The Fiance is a nice man. Retired Air Force. Former drag-racer. Current collector of coins. Both Rob and Silver got on well with him as they found that easy language of men who reno and tinker. I noted that he and MIL don’t have many shared topics. Whenever one was talking the other’s eyes glazed, but what brings people together and holds them goes beyond laundry lists and hobbies – in my opinion. They held hands, shared knowing looks and somehow weathered a few revelations that I imagine would have torpedoed a good many couples when combined with family meet/greet and holiday stress.

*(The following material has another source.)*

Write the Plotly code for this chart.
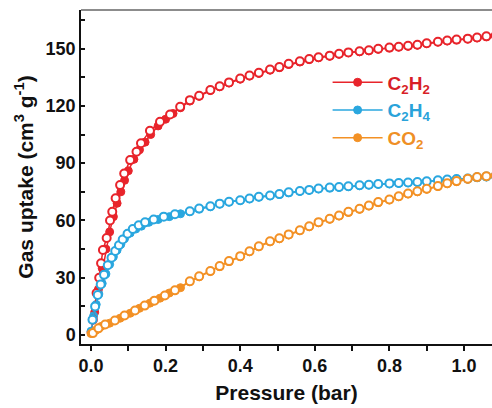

Last year, aside from Spring Break in Iowa and a couple of camping weekenders, there was precious little vacationing. This year there is the upcoming wedding jaunt followed closely by Spring Breaking w/fam in the States and not long after – a week at the time-share in Fairmont. And all before summer, with its camping, arrives. Bounty indeed.

But I went casual for the wedding with Dee and I in a tunic and shirt dress respectively paired with leggings. MIL’s first wedding to Rob’s father was a Protestant church affair, so she is going all out Catholic with the trimmings this time.

“Have you ever been a to Catholic wedding mass?” I asked Rob to which he replied with a “have we met?” look.

“They can be … lengthy.”

He grimaced but with a “I’ll man up” undertone and I have to admit, I am less than enthused myself. I haven’t been to mass since dad’s funeral and before that I hadn’t bothered with church for several years.

For Dee the exotic nature of Catholic mass has worn off. When she was wee, she loved going with her Grandmother and cousin, but that was when wiggling, non-attentiveness was cute. At nearly nine, she can’t roam the pew, climbing and scooting without irritating or reflecting poorly on our parenting skills. Would her DS be beyond bounds of acceptable distraction or would a book be better?

I sometimes tried to sneak a novel along when I was in my young teens. Mom wasn’t that observant but Dad was a hawk. Most of the time, I read ahead in the missals. As a result, I am extraordinarily well versed in the bible for a Catholic.

As a treat, we’ve booked a suite at a resort hotel on the lake. Dee is elated. I am a bit paranoid about bedbugs and lice, but there’s a saltwater pool at least. We swam a bit at the Hampton, where MIL and Fiance stayed this last week. The water was so heavily chlorinated it gave me a semi-rash on my legs and scorched my sinuses. I haven’t tried saltwater and am hoping for the best.

Rob’s sister and her fella might be at the wedding too, so it has the makings of a family “do”.

The older kids would have a hard time getting time off and throw church into the mix – not much incentive to try.

Off to gag down  a cup of herbal tea and find a sweater, ironically, the warming trend here makes the house colder.

It’s twenty-eleven. Remember that now. No good to look stupid in the opening days of the new year after all.